I’m pretty confused here, but I’m only posting at the urging of Basandre who says I might as well see if someone can clear up my confusion.
I originally ignored that IQ converter Tamerlane posted. I had my IQ tested once, in elementary school for a gifted program, and my mother did not tell me what my score was, only that I was NOT accepted for the program. Many, many years later she told me I’d missed the cut-off by two or three points, and that made the whole experience (to her) that much more frustrating. I don’t really recall much of it, except that I had to go take a bunch of tests on a Saturday.
I did eventually give in and go use that converter. I used my most recent GRE scores (verbal + quantitative is what it asks for). I had to retake my GRE last year, as they expire every five years. Five years ago, I took the GRE with a week of prep time, and didn’t really study. This year I studied haphazardly for a month or so, and I believe my scores were significantly higher as a result. If I can find my old score reports, I’ll check, but that’s unlikely.
If I’m correct that my GRE scores were higher this time than last time, doesn’t that mean my conversion would cause it to skew high in assessing me? I can’t be sure, because I was never told what my elementary school scores were, so determining if this tracks similarly is impossible for me.
So, given that it’s based on a test you really can study for (in my case at least), the converter seems like a bunch of bullshit. I have a very hard time believing, based on the numbers in this thread (that 130 is very high) that my score should be high. Especially if 130 is genius level, and I wasn’t admitted because I wasn’t quite smart enough, it sure seems as if I should have been admitted.

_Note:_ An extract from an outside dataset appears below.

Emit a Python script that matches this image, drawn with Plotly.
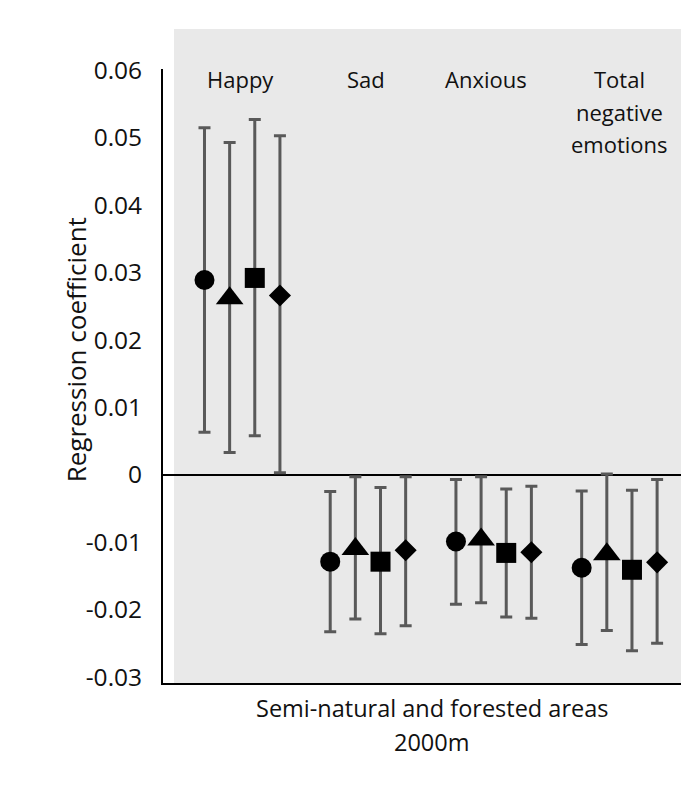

I think 145 may have been the rough cut off for my school system as well, olivesmarch4th. In that case, perhaps these do track decently, since that would mean a 142 or so wouldn’t be admitted. Using that converter, my Stanford-Binet score is 148, my Cattell score is 172 and my Wechsler score is 145. I could see how I might have tested at, say, 142 back in elementary school and roughly 145 now. However, I’m no genius (despite what my mother said last night), and there are days when I don’t even feel particularly bright.
And now I think I shouldn’t post this, because it’s long, rambling, possibly confusing, and doesn’t seem to say anything new. However, I’m going to post it, and put in the basic stuff that I’m confused about.
If 145 is three standard deviations above the average, that means that only 0.15% of the population has an IQ of 145 or higher, and thus a stupidly high cutoff for a gifted program. A cut off of 130 would be two standard deviations above the mean, and these programs would still only be admitting 2.5% of the population, which seems like a much saner amount (in a sufficiently small system, a cut-off of three standard deviations above the mean wouldn’t admit ANY children, and even a much larger one would only admit two or three, total). OR a cut off of 145 is a reasonable cut-off, and is not as super genius as being claimed.
Either way, I don’t think I suffered any lasting damage by not being admitted to the gifted program of that school system, but reading this thread, I’ve become confused. In the end I think I would be better off to forget what that stupid converter said, and continue not really knowing my supposed IQ.